I want to divide a curve with exact distances between points, but the distance is not always the same.
Divide Equidistant works great, but I am not sure how to just get the next point at a different specified distance.
Right now, I am using Divide Equidistant to get points at my first spacing, then splitting the curve at the point where I need a new spacing. Then Divide Equidistant on the remaining curve. Repeat… Is there a better way to get points spaced out along a curve at specified distances?
Ultimately, I guess I am asking how Divide Equidistant works so I can do my own incremental Divide Equidistant.
I have considered that I could put a sphere around the point and do sphere curve intersection and try to filter out the other intersections, but this seems slow and very error prone.
Next thought is that I could get the tParam of the point, add the distance to tParam and check the distance. This would work in one step on lines, but I would have to while loop and adjust the tParameter until the distance between the points is within a tolerance… this sounds like it would work, but would require some tuning to get reasonable performance.
Is there a more direct way of calculating where the next point at a specified distance would be along a curve? Seems like Divide Equidistant runs really fast, so I am guessing there is a way that takes curvature into account so the next point can be calculated instead of incrementally solved.
Thank you for the reply. That looks like a great test!

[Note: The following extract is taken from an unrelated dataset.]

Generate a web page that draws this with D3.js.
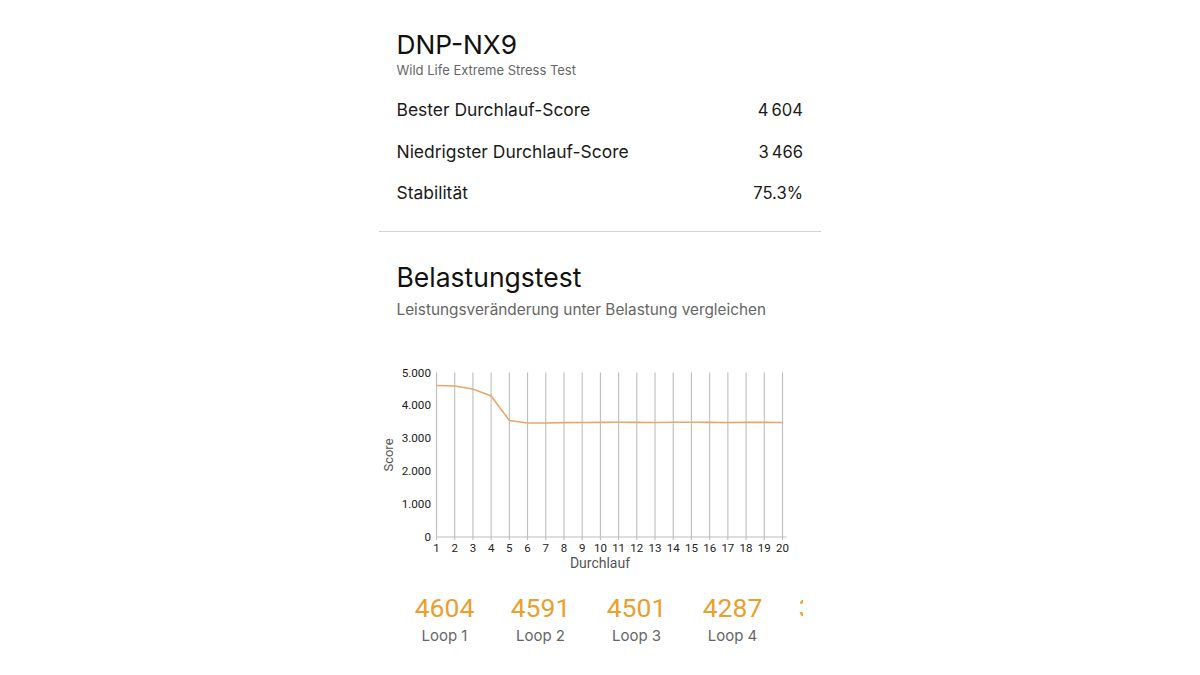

I actually ended up using the divide equidistant at the first known distance, then when I find a new distance is needed, I split the curve and divide equidistant again. This was pretty easy to implement so I tried it out first.
I will likely come back later and try out the sphere intersection concept to see what performs better. My fear is that geometric intersections on explicit geometry is a little finicky. Also, I would be generating a sphere for every division point, getting multiple points back (sometimes more than two) then filtering out all but the one I want by checking the closest point on the curve to get each point’s tParameter… this starts to sound expensive.
I am guessing that under the hood rhiniocommon is actually doing tParameter adjustments until it reaches the desired length, but I could be wrong. Seems like a steepest decent algorithm on the tParameter would get you the right answer very fast and reliably.